The laser: tool of a thousand possibilities

16. December 2015 | by Thorsten Naeser

Light is the entry ticket into deeply hidden worlds of knowledge. When classical mechanics reached its limits decades ago, lasers had just begun their journey. Researchers today use laser light as fine tweezers, ultrafast cameras or precise clockwork mechanisms. Since its invention in 1960, the laser has experienced a boom. With it, scientists can explore both the tiniest structures in the microcosm, and huge natural phenomena in the farthest reaches of the universe.

An ultrafast camera

Slowly, the doors to a laser laboratory at the Max Planck Institute of Quantum Optics in Garching open. Above the door, a sign reading "LASER" flashes. The air-conditioned space behind the door is loud. Whirring vacuum pumps provide a steady background noise. In the middle of the room stands a large steel chamber, and mounted on this are numerous measuring instruments.
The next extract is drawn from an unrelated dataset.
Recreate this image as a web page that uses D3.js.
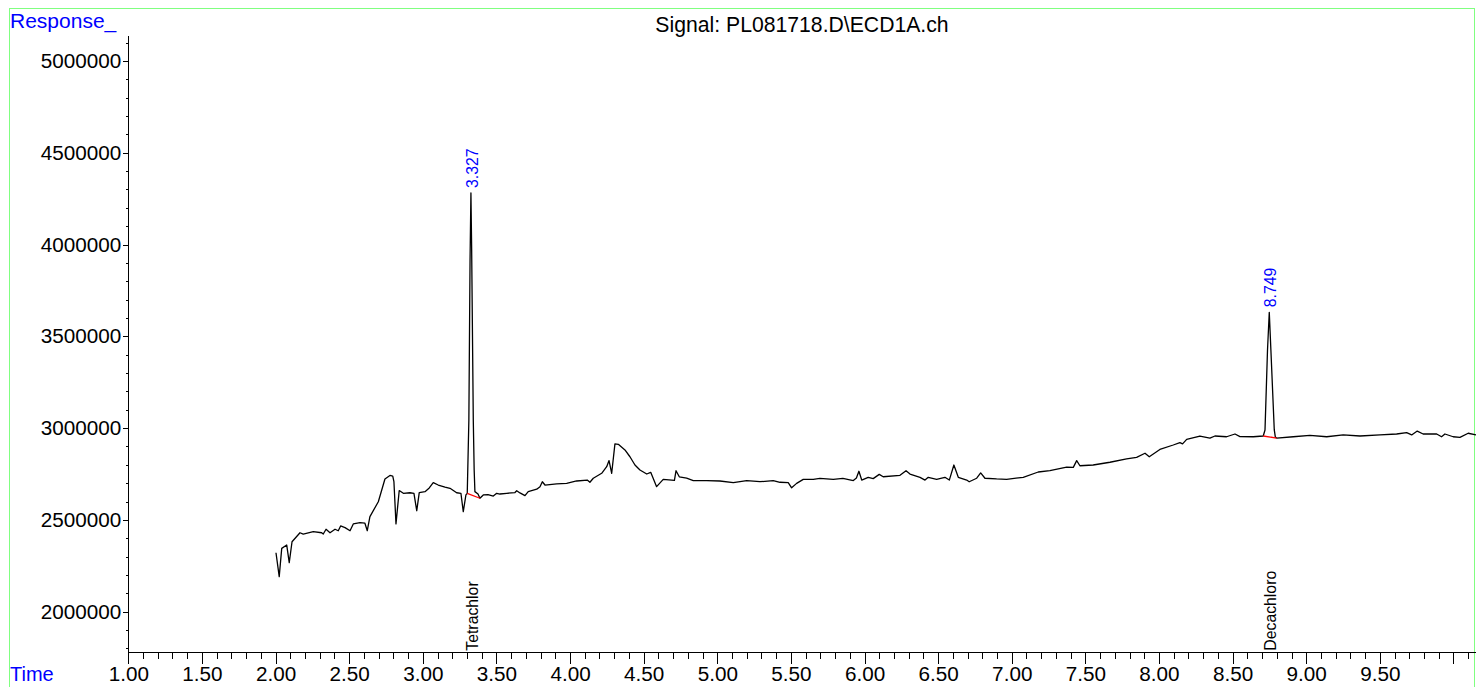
<!DOCTYPE html>
<html>
<head>
<meta charset="utf-8">
<script src="https://cdn.jsdelivr.net/npm/d3@7/dist/d3.min.js"></script>
<style>
  body { margin: 0; background: #fff; }
  text { font-family: "Liberation Sans", Arial, sans-serif; }
</style>
</head>
<body>
<div id="chart"></div>
<script>
// retention time (min), detector response
var trace = [
  [2.003, 2321000], [2.025, 2191000], [2.042, 2345000], [2.076, 2363000], [2.093, 2267000],
  [2.112, 2381000], [2.166, 2430000], [2.188, 2423000], [2.256, 2436000], [2.313, 2430000],
  [2.324, 2423000], [2.343, 2449000], [2.370, 2430000], [2.404, 2449000], [2.426, 2441000],
  [2.442, 2467000], [2.472, 2458000], [2.506, 2441000], [2.528, 2478000], [2.574, 2485000],
  [2.607, 2482000], [2.623, 2441000], [2.641, 2518000], [2.698, 2599000], [2.743, 2723000],
  [2.777, 2742000], [2.796, 2739000], [2.804, 2708000], [2.818, 2478000], [2.840, 2660000],
  [2.868, 2645000], [2.913, 2648000], [2.940, 2645000], [2.959, 2550000], [2.976, 2649000],
  [3.015, 2654000], [3.044, 2674000], [3.071, 2703000], [3.105, 2690000], [3.151, 2678000],
  [3.185, 2672000], [3.230, 2648000], [3.259, 2645000], [3.275, 2545000], [3.293, 2636000],
  [3.302, 2645000], [3.313, 3044000], [3.321, 3916000], [3.327, 4281000], [3.332, 3970000],
  [3.343, 3044000], [3.349, 2772000], [3.354, 2654000], [3.375, 2641000], [3.388, 2618000],
  [3.411, 2636000], [3.443, 2638000], [3.479, 2630000], [3.502, 2645000], [3.524, 2641000],
  [3.570, 2645000], [3.626, 2649000], [3.638, 2659000], [3.660, 2647000], [3.694, 2632000],
  [3.716, 2654000], [3.774, 2667000], [3.796, 2681000], [3.812, 2708000], [3.830, 2690000],
  [3.909, 2696000], [3.977, 2699000], [4.045, 2712000], [4.117, 2717000], [4.135, 2705000],
  [4.158, 2727000], [4.215, 2754000], [4.249, 2790000], [4.265, 2823000], [4.283, 2754000],
  [4.305, 2914000], [4.328, 2912000], [4.373, 2881000], [4.407, 2844000], [4.441, 2799000],
  [4.475, 2772000], [4.521, 2750000], [4.548, 2759000], [4.588, 2681000], [4.633, 2721000],
  [4.690, 2717000], [4.709, 2715000], [4.720, 2768000], [4.742, 2735000], [4.792, 2727000],
  [4.837, 2714000], [4.928, 2714000], [5.018, 2712000], [5.109, 2703000], [5.200, 2714000],
  [5.290, 2708000], [5.380, 2714000], [5.426, 2705000], [5.482, 2703000], [5.505, 2675000],
  [5.539, 2699000], [5.584, 2721000], [5.652, 2721000], [5.697, 2726000], [5.788, 2721000],
  [5.853, 2726000], [5.924, 2714000], [5.945, 2728000], [5.962, 2765000], [5.981, 2717000],
  [6.025, 2732000], [6.059, 2725000], [6.100, 2748000], [6.127, 2735000], [6.241, 2743000],
  [6.282, 2768000], [6.309, 2750000], [6.377, 2732000], [6.411, 2717000], [6.433, 2732000],
  [6.490, 2721000], [6.546, 2732000], [6.576, 2717000], [6.607, 2799000], [6.637, 2732000],
  [6.694, 2717000], [6.711, 2708000], [6.762, 2727000], [6.789, 2756000], [6.818, 2727000],
  [6.897, 2723000], [6.965, 2721000], [7.078, 2732000], [7.180, 2761000], [7.259, 2768000],
  [7.373, 2787000], [7.418, 2786000], [7.441, 2823000], [7.463, 2795000], [7.553, 2799000],
  [7.667, 2814000], [7.780, 2832000], [7.848, 2841000], [7.905, 2863000], [7.934, 2844000],
  [8.006, 2884000], [8.097, 2908000], [8.142, 2921000], [8.160, 2914000], [8.188, 2939000],
  [8.278, 2957000], [8.346, 2946000], [8.380, 2957000], [8.459, 2953000], [8.516, 2968000],
  [8.550, 2954000], [8.640, 2953000], [8.708, 2957000], [8.720, 2990000], [8.737, 3426000],
  [8.749, 3631000], [8.760, 3426000], [8.783, 2990000], [8.790, 2952000], [8.799, 2946000],
  [8.912, 2953000], [9.025, 2961000], [9.139, 2953000], [9.251, 2963000], [9.365, 2957000],
  [9.501, 2963000], [9.614, 2968000], [9.682, 2975000], [9.716, 2963000], [9.754, 2984000],
  [9.794, 2968000], [9.886, 2968000], [9.919, 2953000], [9.942, 2968000], [9.998, 2953000],
  [10.044, 2950000], [10.100, 2972000], [10.153, 2963000]
];

// integrated peaks
var peakTimes = [3.327, 8.749];
var peakApex = [4281000, 3631000];
var peakNames = ["Tetrachlor", "Decachloro"];
// drawn baseline under each peak: [start, end]
var peakBaselines = [
  [[3.302, 2645000], [3.388, 2618000]],
  [[8.708, 2957000], [8.799, 2946000]]
];

var xMajorTicks = [1.0, 1.5, 2.0, 2.5, 3.0, 3.5, 4.0, 4.5, 5.0, 5.5, 6.0, 6.5, 7.0, 7.5, 8.0, 8.5, 9.0, 9.5, 10.0];
var xTickLabels = ["1.00", "1.50", "2.00", "2.50", "3.00", "3.50", "4.00", "4.50", "5.00", "5.50",
                   "6.00", "6.50", "7.00", "7.50", "8.00", "8.50", "9.00", "9.50", ""];
var yMajorTicks = [2000000, 2500000, 3000000, 3500000, 4000000, 4500000, 5000000];

var titleText = "Signal: PL081718.D\\ECD1A.ch";

function drawChart(targetDiv) {
  var width = 1476, height = 687;
  var left = 128.3, bottom = 651.7, top = 35;

  var svg = d3.select(targetDiv).append("svg")
              .attr("width", width)
              .attr("height", height);

  // frame
  svg.append("rect")
     .attr("x", 9.5).attr("y", 8.5)
     .attr("width", 1465).attr("height", 700)
     .attr("fill", "none")
     .attr("stroke", "#80ff80");

  var x = d3.scaleLinear().domain([1, 10.153]).range([left, width]);
  var y = d3.scaleLinear().domain([1782000, 5141600]).range([bottom, top]);

  // x axis, minor then major
  var xMinor = d3.range(10, 102).map(function(d) { return d / 10; });
  svg.append("g")
     .attr("transform", "translate(0," + bottom + ")")
     .call(d3.axisBottom(x).tickValues(xMinor).tickSize(7).tickSizeOuter(0).tickFormat(""));
  svg.append("g")
     .attr("class", "xmajor")
     .attr("transform", "translate(0," + bottom + ")")
     .call(d3.axisBottom(x).tickValues(xMajorTicks).tickSize(12).tickSizeOuter(0).tickPadding(3)
             .tickFormat(function(d, i) { return xTickLabels[i]; }));

  // y axis
  var yMinor = d3.range(18, 52).map(function(d) { return d * 100000; });
  svg.append("g")
     .attr("transform", "translate(" + left + ",0)")
     .call(d3.axisLeft(y).tickValues(yMinor).tickSize(2).tickSizeOuter(0).tickFormat(""));
  svg.append("g")
     .attr("class", "ymajor")
     .attr("transform", "translate(" + left + ",0)")
     .call(d3.axisLeft(y).tickValues(yMajorTicks).tickSize(5).tickSizeOuter(0).tickPadding(2)
             .tickFormat(d3.format("d")));

  svg.selectAll(".domain, .tick line").attr("stroke", "#000").attr("shape-rendering", "crispEdges");
  svg.selectAll(".xmajor text, .ymajor text")
     .attr("fill", "#000")
     .style("font-size", "20.7px")
     .style("font-family", "'Liberation Sans', Arial, sans-serif");

  // signal trace
  var line = d3.line()
               .x(function(d) { return x(d[0]); })
               .y(function(d) { return y(d[1]); });
  svg.append("path")
     .datum(trace)
     .attr("d", line)
     .attr("fill", "none")
     .attr("stroke", "#000")
     .attr("stroke-width", 1.3)
     .attr("stroke-linejoin", "round");

  // peak baselines in red
  svg.selectAll(".base").data(peakBaselines).enter().append("path")
     .attr("class", "base")
     .attr("d", line)
     .attr("fill", "none")
     .attr("stroke", "#ff0000")
     .attr("stroke-width", 1.3);

  // retention time labels above apex
  svg.selectAll(".rt").data(peakTimes).enter().append("text")
     .attr("class", "rt")
     .attr("transform", function(d, i) {
       return "translate(" + (x(d) + 7) + "," + (y(peakApex[i]) - 5) + ") rotate(-90)";
     })
     .attr("fill", "#0000ff")
     .style("font-size", "15.8px")
     .text(function(d) { return d.toFixed(3); });

  // compound names along the bottom
  svg.selectAll(".cname").data(peakTimes).enter().append("text")
     .attr("class", "cname")
     .attr("transform", function(d) {
       return "translate(" + (x(d) + 7) + "," + (bottom - 1) + ") rotate(-90)";
     })
     .attr("fill", "#000")
     .style("font-size", "15.8px")
     .text(function(d, i) { return peakNames[i]; });

  svg.append("text")
     .attr("x", 802).attr("y", 31.5)
     .attr("text-anchor", "middle")
     .attr("fill", "#000")
     .style("font-size", "21.2px")
     .text(titleText);

  svg.append("text")
     .attr("x", 10).attr("y", 27.5)
     .attr("fill", "#0000ff")
     .style("font-size", "21px")
     .text("Response_");

  // axis caption sits right at the bottom edge, like the original print
  svg.append("text")
     .attr("x", 10).attr("y", 681)
     .attr("fill", "#0000ff")
     .style("font-size", "20px")
     .text("Time");
}

drawChart("#chart");
</script>
</body>
</html>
You are standing in front of one of the fastest cameras in the world. It belongs to the laboratory for attosecond physics, in which the physicists led by Professor Ferenc Krausz photograph the movement of electrons. The basis for their work is laser light. A laser sends out pulses a few femtoseconds long that hit noble gas atoms and tear electrons from them. The electrons take on this energy, and are then spun back toward the nucleus of the atom. Upon re-collision, these particles emit energy in the form of a flash of light, several attoseconds long. With these ultrashort attosecond flashes, physicists have been able to observe the movements of electrons in atoms. Electrons themselves move at an attosecond pace. Thus, since attosecond flashes were first achieved in 2001, they have enabled the direct observation of these tiny particles.

Lasers create crystals

A few doors away from the attosecond research lab, Professor Immanuel Bloch

and his team are at work. In their laboratories are large tables where labyrinths of mirrors and prisms are constructed. It’s hard to imagine that they can find their way in this mess. But these quantum optics physicists have everything under control. The scientists line up individual atoms like pearls on a string on the laser tables – all with the help of light. Through these means, the physicists can cool rubidium atoms, for example, from temperatures of a few billionths of a degree, down to absolute zero (-273.15 degrees celsius). By superimposing several laser beams, the researchers create a grid of light, where the cold rubidium atoms arrange themselves. This creates a so-called optical lattice in which quantum matter can be saved. In the end, the researchers arrange the rubidium atoms with the laser so that artificial crystals result. The crystals serve as models for solid bodies in their most ideal form. The lattice structure and the electronic and quantum state of the atoms can be completely controlled. This allows, for example, the movement of individual magnetic impurities to be directly observed using a quantum gas microscope, and for new information about their dynamics to be obtained. These "error-free" light-atom lattices are the first step towards understanding the basic interaction of many particles in accordance with the laws of quantum mechanics, and developing new materials with tailored properties. Such materials include superconductors that could enable an unresisting electrical current flow – even over very long distances.